The design will emerge, I am sure, that is the part of the joy, exploring as I go. Planning a quilt, testing and trying the best ways to combine the elements. Here is a small sketch, which will not be executed… it’s ready to evolve.

My most famous pieces – a blast from the past and new inspiration!

Uuuuhhh, look what the postie brought to me this morning! THIS is incredible! The ultimate, the most comprehensive, the best! I didn’t think I needed it, but YES I did.

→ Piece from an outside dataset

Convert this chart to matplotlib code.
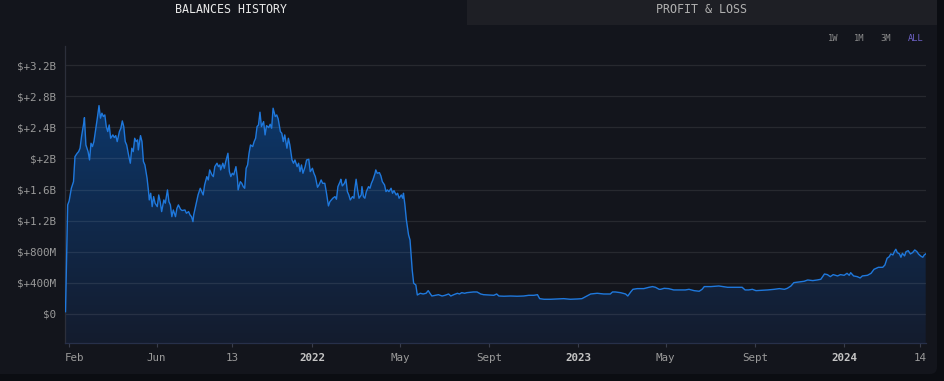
import numpy as np
import pandas as pd
import matplotlib
matplotlib.use('Agg')
import matplotlib.pyplot as plt
import matplotlib.dates as mdates
from matplotlib.colors import LinearSegmentedColormap
from matplotlib.patches import PathPatch, Rectangle, FancyBboxPatch
from matplotlib.transforms import IdentityTransform, ScaledTranslation

# ---------------- data ----------------
base_date = '2022-01-01'
day_offsets = [
    -339, -336, -334, -331, -328, -326, -323, -321, -319, -317,
    -314, -313, -311, -308, -306, -304, -302, -300, -297, -295,
    -293, -291, -289, -287, -285, -283, -281, -279, -277, -274,
    -272, -270, -268, -265, -263, -261, -259, -257, -255, -252,
    -250, -248, -246, -244, -242, -240, -239, -236, -234, -232,
    -230, -227, -225, -224, -222, -220, -218, -216, -213, -211,
    -209, -207, -204, -202, -199, -197, -195, -193, -191, -188,
    -186, -184, -181, -179, -175, -173, -170, -168, -166, -164,
    -163, -160, -157, -154, -152, -150, -148, -145, -143, -141,
    -138, -136, -134, -131, -129, -127, -126, -123, -121, -119,
    -116, -114, -112, -110, -108, -105, -103, -102, -99, -97,
    -95, -93, -91, -89, -87, -85, -82, -80, -78, -76,
    -74, -72, -70, -67, -65, -63, -60, -58, -56, -54,
    -51, -49, -47, -44, -42, -40, -38, -35, -33, -31,
    -28, -26, -24, -21, -19, -17, -15, -13, -10, -8,
    -5, -3, 0, 2, 4, 7, 9, 12, 14, 17,
    19, 22, 24, 26, 28, 31, 33, 35, 38, 39,
    41, 44, 46, 48, 50, 52, 55, 57, 58, 60,
    62, 64, 67, 68, 70, 72, 74, 77, 79, 81,
    83, 86, 87, 89, 92, 94, 96, 99, 101, 103,
    105, 108, 110, 112, 115, 117, 119, 122, 124, 125,
    127, 129, 132, 134, 135, 137, 139, 142, 144, 148,
    152, 156, 159, 162, 164, 169, 173, 178, 182, 187,
    190, 194, 199, 202, 205, 209, 212, 217, 221, 226,
    231, 235, 242, 249, 253, 256, 263, 272, 281, 290,
    297, 304, 309, 312, 318, 327, 336, 345, 354, 364,
    370, 375, 382, 391, 400, 409, 412, 416, 423, 430,
    433, 437, 440, 446, 455, 462, 467, 471, 476, 478,
    483, 489, 496, 506, 512, 517, 524, 531, 535, 538,
    547, 558, 570, 581, 590, 594, 599, 604, 609, 616,
    625, 634, 641, 648, 652, 657, 661, 668, 675, 680,
    687, 693, 698, 703, 707, 711, 715, 721, 725, 730,
    734, 737, 739, 743, 748, 752, 755, 762, 767, 771,
    777, 783, 786, 789, 792, 794, 797, 799, 801, 803,
    806, 808, 810, 813, 815, 818, 821, 824, 827, 830,
    832, 835, 838, 840, 842,
]
balance_musd = [
    30, 1402, 1453, 1616, 1701, 2023, 2066, 2087, 2131, 2280,
    2452, 2524, 2173, 2087, 1980, 2195, 2152, 2216, 2409, 2538,
    2679, 2517, 2581, 2538, 2559, 2409, 2345, 2430, 2259, 2302,
    2268, 2293, 2216, 2345, 2388, 2482, 2409, 2216, 2173, 2023,
    1938, 2131, 2087, 2259, 2216, 2238, 2109, 2293, 2216, 1959,
    1916, 1745, 1573, 1466, 1552, 1380, 1509, 1424, 1380, 1530,
    1444, 1316, 1466, 1424, 1595, 1444, 1402, 1251, 1337, 1251,
    1359, 1402, 1345, 1330, 1337, 1295, 1316, 1273, 1251, 1187,
    1273, 1402, 1530, 1616, 1573, 1530, 1659, 1766, 1723, 1852,
    1788, 1766, 1894, 1938, 1894, 1916, 1852, 1938, 1873, 1959,
    2066, 1830, 1766, 1809, 1788, 1894, 1745, 1595, 1701, 1680,
    1637, 1616, 1873, 1916, 2066, 2173, 2152, 2216, 2259, 2409,
    2430, 2594, 2409, 2473, 2302, 2421, 2396, 2439, 2388, 2645,
    2538, 2559, 2508, 2345, 2323, 2216, 2302, 2131, 2259, 2173,
    1980, 1938, 1980, 1894, 1938, 1830, 1916, 1809, 1894, 1980,
    1989, 1830, 1873, 1809, 1766, 1629, 1659, 1723, 1680, 1680,
    1573, 1389, 1444, 1466, 1488, 1509, 1475, 1637, 1701, 1732,
    1646, 1680, 1732, 1573, 1530, 1466, 1509, 1488, 1595, 1732,
    1595, 1488, 1530, 1637, 1509, 1488, 1573, 1637, 1616, 1680,
    1723, 1809, 1852, 1809, 1817, 1775, 1701, 1659, 1573, 1595,
    1573, 1616, 1552, 1586, 1530, 1552, 1488, 1530, 1488, 1552,
    1402, 1209, 1016, 952, 823, 566, 395, 373, 244, 266,
    257, 266, 300, 257, 231, 240, 248, 231, 240, 257,
    231, 248, 266, 257, 274, 266, 274, 279, 283, 283,
    257, 248, 244, 240, 257, 231, 228, 231, 228, 231,
    240, 240, 248, 197, 189, 189, 193, 197, 189, 193,
    197, 222, 257, 266, 257, 257, 283, 283, 274, 257,
    231, 283, 317, 326, 326, 343, 352, 343, 317, 317,
    330, 326, 309, 309, 309, 317, 300, 292, 317, 352,
    352, 360, 343, 343, 343, 309, 309, 317, 300, 304,
    309, 317, 326, 317, 330, 360, 403, 412, 420, 437,
    429, 437, 446, 514, 506, 480, 506, 489, 506, 497,
    523, 497, 531, 489, 480, 463, 489, 497, 523, 574,
    600, 600, 630, 716, 737, 772, 759, 801, 832, 789,
    772, 729, 780, 746, 801, 814, 772, 789, 823, 801,
    772, 746, 729, 759, 772,
]
assert len(day_offsets) == len(balance_musd)

ytick_values = [0, 400, 800, 1200, 1600, 2000, 2400, 2800, 3200]
ytick_labels = ['$0', '$+400M', '$+800M', '$+1.2B', '$+1.6B', '$+2B',
                '$+2.4B', '$+2.8B', '$+3.2B']
xtick_dates = ['2021-02-01', '2021-06-01', '2021-09-13', '2022-01-01',
               '2022-05-01', '2022-09-01', '2023-01-01', '2023-05-01',
               '2023-09-01', '2024-01-01', '2024-04-14']
xtick_labels = ['Feb', 'Jun', '13', '2022', 'May', 'Sept', '2023', 'May',
                'Sept', '2024', '14']
tab_labels = ['BALANCES HISTORY', 'PROFIT & LOSS']
range_labels = ['1W', '1M', '3M', 'ALL']

# ---------------- figure ----------------
W, H = 945, 381
FONT = 'DejaVu Sans Mono'
plt.rcParams['font.family'] = [FONT, 'DejaVu Sans']

fig = plt.figure(figsize=(W / 100, H / 100), dpi=100)
fig.patch.set_facecolor('#0b0d12')

# main panel (pixel coords, origin bottom-left)
panel = FancyBboxPatch((-20, 381 - 374), 957, 420,
                       boxstyle='round,pad=0,rounding_size=7',
                       transform=IdentityTransform(), facecolor='#13151c',
                       edgecolor='none', zorder=-10)
fig.patches.append(panel)
# inactive tab background
tab_bg = Rectangle((467, 381 - 25), 470, 25, transform=IdentityTransform(),
                   facecolor='#1e1f25', edgecolor='none', zorder=-9)
fig.patches.append(tab_bg)

fig.text(231 / W, 1 - 9.5 / H, tab_labels[0], color='#e8e8e8', fontsize=8.4,
         ha='center', va='center', family=FONT)
fig.text(702 / W, 1 - 9.5 / H, tab_labels[1], color='#b0b0b0', fontsize=8.4,
         ha='center', va='center', family=FONT)

range_x = [833, 859, 886, 916]
range_colors = ['#8c8c8c', '#8c8c8c', '#8c8c8c', '#6f63c9']
for lab, xp, c in zip(range_labels, range_x, range_colors):
    fig.text(xp / W, 1 - 38.5 / H, lab, color=c, fontsize=6.3,
             ha='center', va='center', family=FONT)

# axes
left_px, right_px, top_px, bot_px = 65.5, 925.7, 46, 343.3
ax = fig.add_axes([left_px / W, (H - bot_px) / H,
                   (right_px - left_px) / W, (bot_px - top_px) / H])
ax.set_facecolor('none')
ax.set_zorder(1)

dates = pd.Timestamp(base_date) + pd.to_timedelta(day_offsets, unit='D')
xnum = mdates.date2num(dates.to_pydatetime())
y = np.asarray(balance_musd, dtype=float)

ymin, ymax = -377, 3445
xmin, xmax = xnum[0], xnum[-1]

# gradient fill under the curve
poly = ax.fill_between(xnum, y, ymin, facecolor='none', edgecolor='none')
clip = PathPatch(poly.get_paths()[0], transform=ax.transData,
                 facecolor='none', edgecolor='none')
ax.add_patch(clip)
cmap = LinearSegmentedColormap.from_list('g', ['#141c2e', '#0f2c52', '#0b3f7a'])
grad = np.linspace(1, 0, 300).reshape(-1, 1)
im = ax.imshow(grad, extent=[xmin, xmax, ymin, ymax], aspect='auto',
               cmap=cmap, origin='upper', zorder=1, interpolation='bicubic')
im.set_clip_path(clip)

# grid lines
for v in ytick_values:
    ax.axhline(v, color='#ffffff', alpha=0.085, lw=0.9, zorder=2)

ax.plot(xnum, y, color='#1f78dc', lw=1.0, zorder=3, solid_joinstyle='round')

ax.set_xlim(xmin, xmax)
ax.set_ylim(ymin, ymax)

ax.set_yticks(ytick_values)
ax.set_yticklabels(ytick_labels)
ax.tick_params(axis='y', length=0, pad=6.5, labelsize=7.8, labelcolor='#9a9a9a')

xt = mdates.date2num(pd.to_datetime(xtick_dates).to_pydatetime())
ax.set_xticks(xt)
ax.set_xticklabels(xtick_labels)
ax.tick_params(axis='x', length=3, width=0.8, color='#3a3e4c', pad=4,
               labelsize=7.8, labelcolor='#9a9a9a')
xlabels = ax.get_xticklabels()
for lab in xlabels:
    if lab.get_text().isdigit() and len(lab.get_text()) == 4:
        lab.set_fontweight('bold')
        lab.set_color('#c4c4c4')
# first label is kept inside the plot's left edge
xlabels[0].set_horizontalalignment('left')
xlabels[0].set_transform(xlabels[0].get_transform() +
                         ScaledTranslation(-0.04, 0, fig.dpi_scale_trans))

for s in ['top', 'right']:
    ax.spines[s].set_visible(False)
ax.spines['left'].set_color('#2c2f3b')
ax.spines['left'].set_linewidth(0.9)
ax.spines['bottom'].set_color('#27304a')
ax.spines['bottom'].set_linewidth(0.9)

fig.savefig('out.png', dpi=100, facecolor=fig.get_facecolor())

All about vertical insertions, bar increases, intarsia in the round, open side edges, swatch edges, adjusting patterns, chain selvedge seams, sewing in a zipper, facings, twisted twice knits, pleats and tucks… so much I just didn’t know about playing with those sticks!

Well, heaving this book onto my lap (it weighs a ton) makes me feel I have been a complete amateur for all these 30 years!

Hey, that’s not true! Look at these two pieces, my two most famous knits I have made so far:

The first one is a purple cardigan for Geraldine Fitzgerald. She did “Absolute Hell” at the National Theater, London. This is very fitted, very sexy, very beautifully made, just like the designer envisaged. I surprised myself!

The other cardigan is for Rachel Weisz in “The Mummy”. Yepp, that famous movie. I had a 3 month old baby and thought it was very straightforward to work from home under the circumstances… little did I know, I struggled… my friend Jane across the road ended up doing the intarsia, and I did the other stuff and the sleeves on the machine. Phew, was glad when that was over… especially as there (all of a sudden) had to be TWO cardigans delivered – you know, in the movies they like to cover their backs…

my knitting process (3)

Talking about books – there are a number of wonderful Elizabeth Zimmermann knitting books. “Knitting without Tears” is one (I don’t have it, though) and “The Knitting Workshop” is another famous one. This book takes you through all the classic designs from baby jackets to yoke sweaters. In particular I love all the different variations of yokes: raglan, saddle… There are no complete instructions issued – the author simply and clearly explains (1) how it all hangs together and then (2) gives percentages (100% being the stitches for the entire circumference) for dividing the elements of the garment. It seemed a bit vague and cryptic to me initially – but she is spot on!

I am adding this detail of a saddle shoulder jumper I made with her guidance. It fits beautifully. The cable patterns I found Barbara Walker’s books.

My Knitting Process (2)

There is so much talk about how best to achieve a good result in knitting! And there is no one right answer. Here are two books that summarize exactly how I have done it for years. When I came across these books, I felt like I reconnected with a long lost friend.

To me, these two books are what Simone Beauvoir’s ‘The Second Sex’, Aristotle’s ‘Virtue Ethics’ or Immanuel Kant’s ‘Critique of Pure Reason’ are to a Philosopher.

I have done “it” intuitively for so many years, and whenever I rush or stray from this approach, I pay the price: unraveling, unraveling, unraveling. I start with an idea, a gauge, a shape, a paper pattern, some arithmetic, lot’s of scribbling and then knitting – and a lot of checking as I go.

These two books are truly wonderful, thank you Maggie Righetti! “Knitting in Plain English” spends the first of the four parts on everything you need to know before you cast on! It is a comprehensive course in knitting.

“Sweater Design in Plain English” takes the magic and the good luck factor out of knitwear design – it delivers all the essential knowledge of the thought process, the creativity and combines those with sound rules about how knitted fabric behaves and how the human body works. It is so thorough – it starts talking about how design flaws are usually disguised in fashion photography. As a trained tailor, I think this is the most sophisticated book for designing knitwear.

Both books are a fun to read, needless to say. Thrillers.